| DESCRIPTION OF THE TASK |
Look through the data below. Pick out the lines holding the string "that".

[Start]

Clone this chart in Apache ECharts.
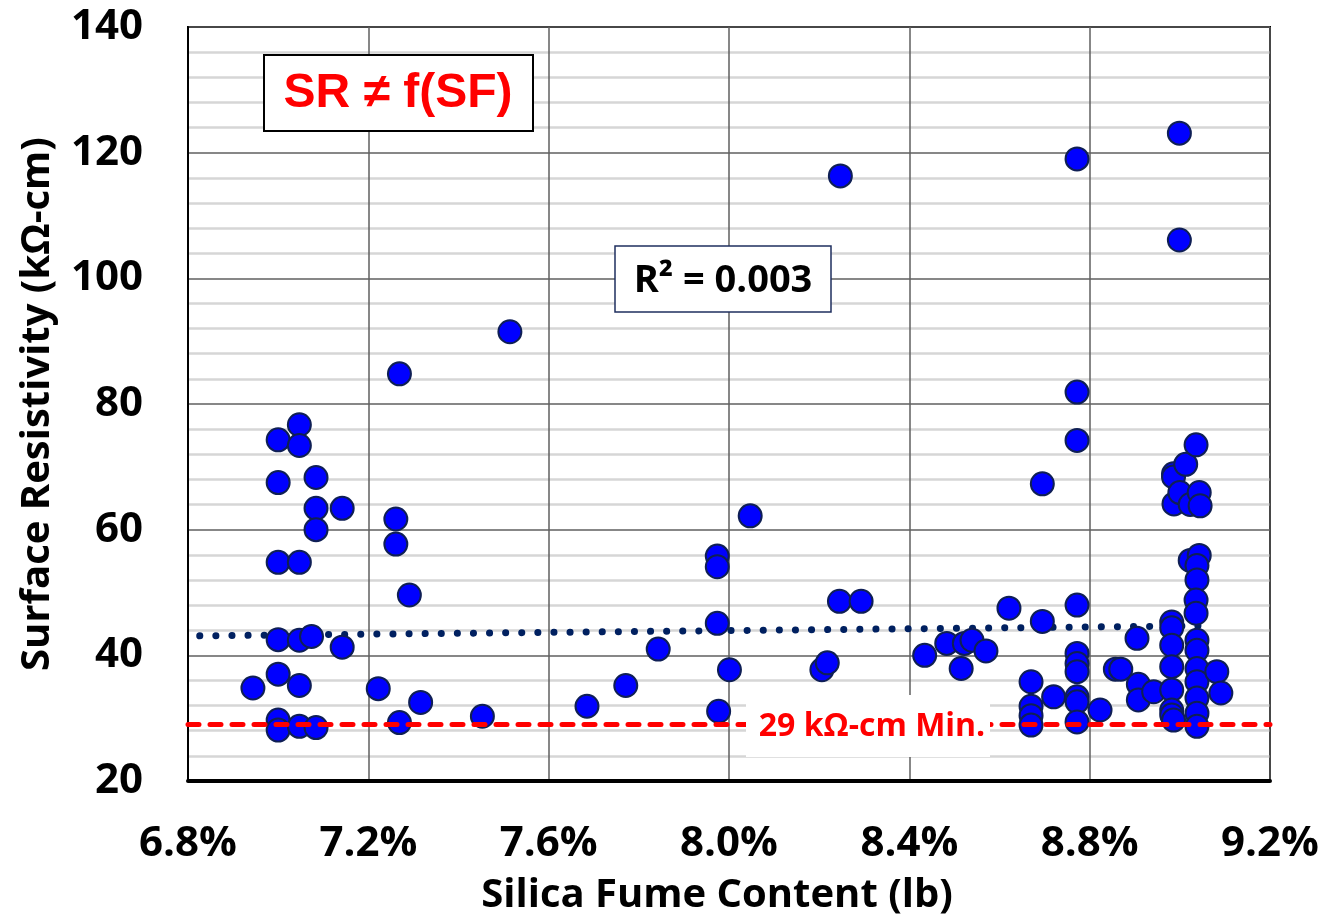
<!DOCTYPE html>
<html>
<head>
<meta charset="utf-8">
<script src="https://cdn.jsdelivr.net/npm/echarts@6/dist/echarts.min.js"></script>
<style>
  html, body { margin: 0; padding: 0; background: #fff; }
  #chart { width: 1323px; height: 921px; }
</style>
</head>
<body>
<div id="chart"></div>
<script>
// silica fume content (%) and surface resistivity (kOhm-cm)
const silicaFume = [
  6.944, 7.000, 7.000, 7.000, 7.000, 7.000, 7.000, 7.000,
  7.047, 7.047, 7.047, 7.047, 7.047, 7.047, 7.074,
  7.084, 7.084, 7.084, 7.084, 7.142, 7.142,
  7.222, 7.261, 7.261, 7.269, 7.269, 7.291, 7.316, 7.453, 7.514,
  7.685, 7.771, 7.843, 7.974, 7.974, 7.974, 7.977, 8.001, 8.047,
  8.206, 8.218, 8.245, 8.247, 8.293,
  8.434, 8.483, 8.515, 8.522, 8.539, 8.570, 8.621,
  8.670, 8.670, 8.670, 8.670, 8.695, 8.695, 8.720,
  8.772, 8.772, 8.772, 8.772, 8.772, 8.772, 8.772, 8.772, 8.772, 8.772,
  8.823, 8.857, 8.869, 8.905, 8.908, 8.908, 8.942,
  8.999, 8.999, 8.986, 8.986, 8.987, 9.000,
  8.982, 8.982, 8.982, 8.982, 8.982, 8.982, 8.982, 8.986,
  9.013, 9.023, 9.023,
  9.036, 9.043, 9.045, 9.043, 9.038, 9.038, 9.036, 9.036,
  9.038, 9.038, 9.038, 9.038, 9.038, 9.038, 9.038,
  9.082, 9.091
];
const resistivity = [
  34.8, 74.3, 67.5, 54.8, 42.5, 37.0, 29.7, 28.1,
  76.7, 73.4, 54.8, 42.4, 35.2, 28.7, 43.0,
  68.3, 63.4, 60.0, 28.5, 63.4, 41.3,
  34.7, 61.7, 57.7, 84.8, 29.3, 49.6, 32.5, 30.3, 91.5,
  31.9, 35.2, 41.0, 55.8, 54.1, 45.1, 31.1, 37.7, 62.2,
  37.7, 38.8, 48.6, 116.3, 48.6,
  40.0, 41.9, 37.9, 41.9, 42.4, 40.7, 47.5,
  35.8, 31.9, 30.4, 28.9, 67.3, 45.4, 33.4,
  119.0, 81.9, 74.2, 48.0, 40.3, 38.7, 37.4, 33.4, 32.6, 29.4,
  31.3, 37.8, 37.8, 42.7, 35.4, 32.9, 34.2,
  123.1, 106.1, 68.9, 68.4, 64.1, 65.9,
  45.3, 44.4, 41.6, 38.2, 34.5, 31.3, 30.5, 29.7,
  70.4, 64.0, 55.1,
  73.5, 65.9, 63.8, 55.9, 54.3, 52.0, 48.8, 46.7,
  42.4, 40.8, 37.9, 35.8, 33.2, 30.8, 28.7,
  37.4, 34.0
];
// linear trendline ends as drawn
const trendX = [6.826, 9.064];
const trendY = [43.1, 44.7];
const minLimit = 29;

const chart = echarts.init(document.getElementById('chart'));
const font = '"Open Sans", "Liberation Sans", sans-serif';

const option = {
  animation: false,
  backgroundColor: '#fff',
  grid: {
    left: 188, right: 53, top: 27, bottom: 138,
    show: true, borderColor: '#000', borderWidth: 2
  },
  xAxis: {
    type: 'value',
    min: 6.8, max: 9.2, interval: 0.4,
    name: 'Silica Fume Content (lb)',
    nameLocation: 'middle',
    nameGap: 95,
    nameTextStyle: {
      fontFamily: font, fontWeight: 'bold', fontSize: 40, color: '#000',
      padding: [0, 24, 0, 0]
    },
    axisLine: { lineStyle: { color: '#000', width: 4 } },
    axisTick: { show: false },
    axisLabel: {
      margin: 42,
      fontFamily: font, fontWeight: 'bold', fontSize: 42, color: '#000',
      formatter: v => v.toFixed(1) + '%'
    },
    splitLine: { lineStyle: { color: '#5f5f5f', width: 1.5 } }
  },
  yAxis: {
    type: 'value',
    min: 20, max: 140, interval: 20,
    name: 'Surface Resistivity (kΩ-cm)',
    nameLocation: 'middle',
    nameGap: 130,
    nameTextStyle: { fontFamily: font, fontWeight: 'bold', fontSize: 40, color: '#000' },
    axisLine: { show: true, lineStyle: { color: '#000', width: 2 } },
    axisTick: { show: false },
    axisLabel: {
      margin: 45,
      fontFamily: font, fontWeight: 'bold', fontSize: 42, color: '#000'
    },
    splitLine: { lineStyle: { color: '#5f5f5f', width: 1.5 } },
    minorTick: { show: false, splitNumber: 5 },
    minorSplitLine: { show: true, lineStyle: { color: '#d6d6d6', width: 2.5 } }
  },
  series: [
    {
      type: 'line',
      data: trendX.map((x, i) => [x, trendY[i]]),
      showSymbol: false,
      silent: true,
      z: 3,
      lineStyle: { color: '#002060', width: 7, type: [0.1, 16], cap: 'round' }
    },
    {
      type: 'scatter',
      data: silicaFume.map((x, i) => [x, resistivity[i]]),
      symbolSize: 23,
      z: 4,
      itemStyle: { color: '#0000ff', borderColor: '#0f1f55', borderWidth: 2, opacity: 1 },
      markLine: {
        silent: true,
        symbol: 'none',
        label: { show: false },
        lineStyle: { color: '#ff0000', width: 5, type: [11, 11], cap: 'round' },
        data: [{ yAxis: minLimit }]
      }
    }
  ],
  graphic: [
    {
      type: 'rect', z: 100,
      shape: { x: 264, y: 55, width: 269, height: 76 },
      style: { fill: '#fff', stroke: '#000', lineWidth: 2 }
    },
    {
      type: 'text', z: 101, x: 398, y: 94,
      style: {
        text: 'SR ≠ f(SF)', fill: '#ff0000', align: 'center', verticalAlign: 'middle',
        font: 'bold 48px "Liberation Sans", Arial, sans-serif'
      }
    },
    {
      type: 'rect', z: 100,
      shape: { x: 615, y: 246, width: 216, height: 66 },
      style: { fill: '#fff', stroke: '#1f2f5f', lineWidth: 1.5 }
    },
    {
      type: 'text', z: 101, x: 723, y: 281,
      style: {
        text: 'R² = 0.003', fill: '#000', align: 'center', verticalAlign: 'middle',
        font: 'bold 38px ' + font
      }
    },
    {
      type: 'rect', z: 100,
      shape: { x: 746, y: 695, width: 244, height: 62 },
      style: { fill: '#fff' }
    },
    {
      type: 'text', z: 101, x: 872, y: 727,
      style: {
        text: '29 kΩ-cm Min.', fill: '#ff0000', align: 'center', verticalAlign: 'middle',
        font: 'bold 32px ' + font
      }
    }
  ]
};

chart.setOption(option);
</script>
</body>
</html>
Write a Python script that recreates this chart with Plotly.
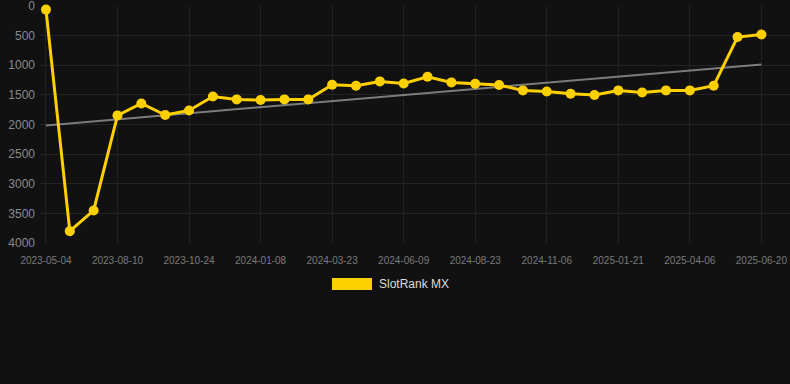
import numpy as np
import plotly.graph_objects as go

dates = [
    "2023-05-04", "2023-06-15", "2023-07-20", "2023-08-10", "2023-09-05", "2023-09-28",
    "2023-10-24", "2023-11-18", "2023-12-13", "2024-01-08", "2024-02-02", "2024-02-27",
    "2024-03-23", "2024-04-18", "2024-05-14", "2024-06-09", "2024-07-04", "2024-07-29",
    "2024-08-23", "2024-09-17", "2024-10-12", "2024-11-06", "2024-12-01", "2024-12-26",
    "2025-01-21", "2025-02-14", "2025-03-11", "2025-04-06", "2025-05-01", "2025-05-26",
    "2025-06-20",
]
rank = [
    60, 3800, 3450, 1846, 1644, 1840, 1762, 1526, 1576, 1587, 1576, 1576,
    1328, 1345, 1272, 1306, 1193, 1289, 1311, 1334, 1424, 1441, 1480, 1502,
    1424, 1458, 1424, 1424, 1345, 523, 479,
]
tick_labels = dates[::3]
y_ticks = [0, 500, 1000, 1500, 2000, 2500, 3000, 3500, 4000]
series_name = "SlotRank MX"

idx = np.arange(len(rank))
slope, intercept = np.polyfit(idx, rank, 1)
trend = (slope * idx + intercept).tolist()

gold = "#FFD000"
fig = go.Figure()
fig.add_trace(go.Scatter(
    x=dates, y=trend, mode="lines",
    line=dict(color="rgba(150,150,150,0.8)", width=2),
    showlegend=False, hoverinfo="skip",
))
fig.add_trace(go.Scatter(
    x=dates, y=rank, mode="lines+markers", name=series_name,
    line=dict(color=gold, width=3),
    marker=dict(color=gold, size=10),
    cliponaxis=False, showlegend=False,
))

W, H = 790, 384
ml, mr, mt, mb = 40, 0, 6, 141
fig.update_layout(
    width=W, height=H,
    margin=dict(l=ml, r=mr, t=mt, b=mb),
    paper_bgcolor="#111111", plot_bgcolor="#111111",
    font=dict(family="Liberation Sans, Arial, sans-serif", color="#888888"),
    showlegend=False,
    xaxis=dict(
        type="category", range=[-0.25, 31.2],
        tickmode="array", tickvals=tick_labels, ticktext=tick_labels,
        showgrid=True, gridcolor="#222222", gridwidth=1,
        zeroline=False, showline=False, ticks="", ticklabelstandoff=10,
        tickfont=dict(size=10, color="#7a7a7a"),
    ),
    yaxis=dict(
        range=[4000, -1], tickmode="array", tickvals=y_ticks,
        showgrid=True, gridcolor="#232323", gridwidth=1,
        zeroline=False, showline=False, ticks="", ticklabelstandoff=4,
        ticklabeloverflow="allow",
        tickfont=dict(size=12, color="#8a8a8a"),
    ),
    shapes=[dict(
        type="rect", xref="paper", yref="paper",
        x0=(332 - ml) / (W - ml - mr), x1=(372 - ml) / (W - ml - mr),
        y0=(H - mb - 290) / (H - mt - mb), y1=(H - mb - 278) / (H - mt - mb),
        fillcolor=gold, line=dict(width=0),
    )],
    annotations=[dict(
        text=series_name, xref="paper", yref="paper",
        x=(377 - ml) / (W - ml - mr), y=(H - mb - 284) / (H - mt - mb),
        xanchor="left", yanchor="middle", showarrow=False,
        font=dict(size=12, color="#dddddd"),
    )],
)
fig.write_html(
    "out.html",
    config={"displayModeBar": False},
    post_script="document.body.style.margin='0';document.body.style.background='#111111';",
)
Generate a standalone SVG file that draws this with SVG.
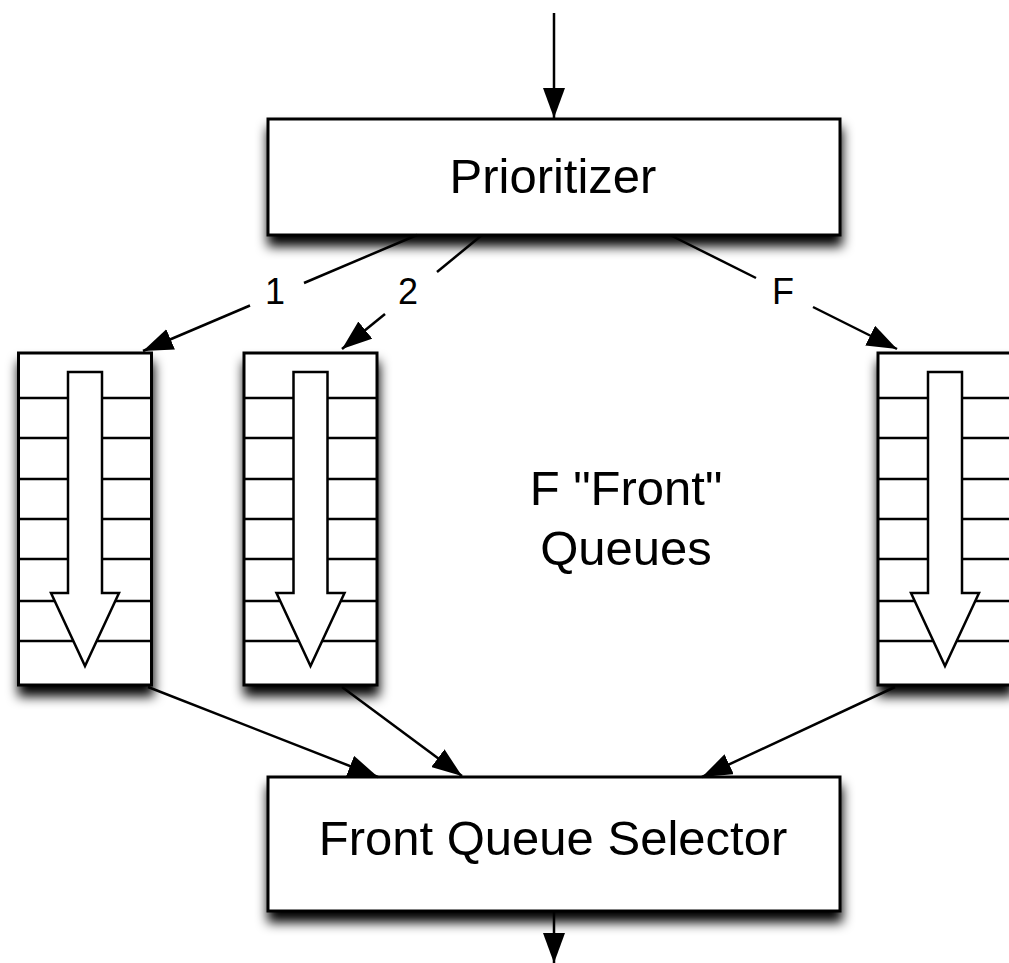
<svg xmlns="http://www.w3.org/2000/svg" width="1009" height="963" viewBox="0 0 1009 963">
  <style>
    .box { fill: #ffffff; stroke: #000000; stroke-width: 3; }
    .cell { stroke: #000000; stroke-width: 2.5; fill: none; }
    .flow { fill: #ffffff; stroke: #000000; stroke-width: 2.5; stroke-linejoin: miter; }
    .edge { fill: none; stroke: #000000; stroke-width: 2.5; }
    .big { font-family: "Liberation Sans", Arial, Helvetica, sans-serif; font-size: 49px; fill: #000000; text-anchor: middle; }
    .lbl { font-family: "Liberation Sans", Arial, Helvetica, sans-serif; font-size: 36px; fill: #000000; text-anchor: middle; }
  </style>
  <defs>
    <filter id="shadow" x="-20%" y="-20%" width="140%" height="160%">
      <feGaussianBlur in="SourceAlpha" stdDeviation="6" result="blur"/>
      <feOffset in="blur" dx="1" dy="10" result="off"/>
      <feComponentTransfer in="off" result="shade">
        <feFuncA type="linear" slope="1"/>
      </feComponentTransfer>
      <feMerge>
        <feMergeNode in="shade"/>
        <feMergeNode in="SourceGraphic"/>
      </feMerge>
    </filter>
    <marker id="head" markerUnits="userSpaceOnUse" markerWidth="30" markerHeight="22" refX="30" refY="11" orient="auto">
      <path d="M0,0 L30,11 L0,22 z" fill="#000000"/>
    </marker>
  </defs>

  <rect width="1009" height="963" fill="#ffffff"/>

  <!-- Prioritizer -->
  <g id="prioritizer">
    <rect class="box" x="268" y="119" width="572" height="116" filter="url(#shadow)"/>
    <text class="big" x="553" y="193">Prioritizer</text>
  </g>

  <!-- Front queue 1 -->
  <g id="queue-1">
    <rect class="box" x="18.5" y="353" width="133" height="332" filter="url(#shadow)"/>
    <path class="cell" d="M18.5,398 H151.5 M18.5,438 H151.5 M18.5,479 H151.5 M18.5,519 H151.5 M18.5,559 H151.5 M18.5,601 H151.5 M18.5,641 H151.5"/>
    <path class="flow" d="M68,372 H102 V593 H119 L85,666 L51,593 H68 Z"/>
  </g>

  <!-- Front queue 2 -->
  <g id="queue-2">
    <rect class="box" x="244" y="353" width="133" height="332" filter="url(#shadow)"/>
    <path class="cell" d="M244,398 H377 M244,438 H377 M244,479 H377 M244,519 H377 M244,559 H377 M244,601 H377 M244,641 H377"/>
    <path class="flow" d="M293.5,372 H327.5 V593 H344.5 L310.5,666 L276.5,593 H293.5 Z"/>
  </g>

  <!-- Front queue F -->
  <g id="queue-f">
    <rect class="box" x="878" y="353" width="133" height="332" filter="url(#shadow)"/>
    <path class="cell" d="M878,398 H1011 M878,438 H1011 M878,479 H1011 M878,519 H1011 M878,559 H1011 M878,601 H1011 M878,641 H1011"/>
    <path class="flow" d="M928,372 H962 V593 H979 L945,666 L911,593 H928 Z"/>
  </g>

  <!-- Caption between the queues -->
  <g id="queues-caption">
    <text class="big" x="626" y="505">F "Front"</text>
    <text class="big" x="626" y="565">Queues</text>
  </g>

  <!-- Front Queue Selector -->
  <g id="selector">
    <rect class="box" x="268" y="777" width="572" height="134" filter="url(#shadow)"/>
    <text class="big" x="553" y="855">Front Queue Selector</text>
  </g>

  <!-- Connectors -->
  <g id="connectors">
    <path class="edge" d="M554,13 V118" marker-end="url(#head)"/>

    <path class="edge" d="M417,235 L304,283"/>
    <path class="edge" d="M250,305.5 L143,351" marker-end="url(#head)"/>
    <text class="lbl" x="275" y="304">1</text>

    <path class="edge" d="M482,235 L437,272"/>
    <path class="edge" d="M385,314 L342,349" marker-end="url(#head)"/>
    <text class="lbl" x="408" y="304">2</text>

    <path class="edge" d="M670,235 L756,278"/>
    <path class="edge" d="M813,307 L897,349" marker-end="url(#head)"/>
    <text class="lbl" x="783" y="304">F</text>

    <path class="edge" d="M148,687 L378,777" marker-end="url(#head)"/>
    <path class="edge" d="M342,687 L462,776" marker-end="url(#head)"/>
    <path class="edge" d="M895,687 L702,777" marker-end="url(#head)"/>

    <path class="edge" d="M554,912 V963" marker-end="url(#head)"/>
  </g>
</svg>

[End]

| RESULT FOR THIS TASK |
Write a Python script that recreates this chart with Plotly.
Generate a standalone SVG file that draws this with SVG.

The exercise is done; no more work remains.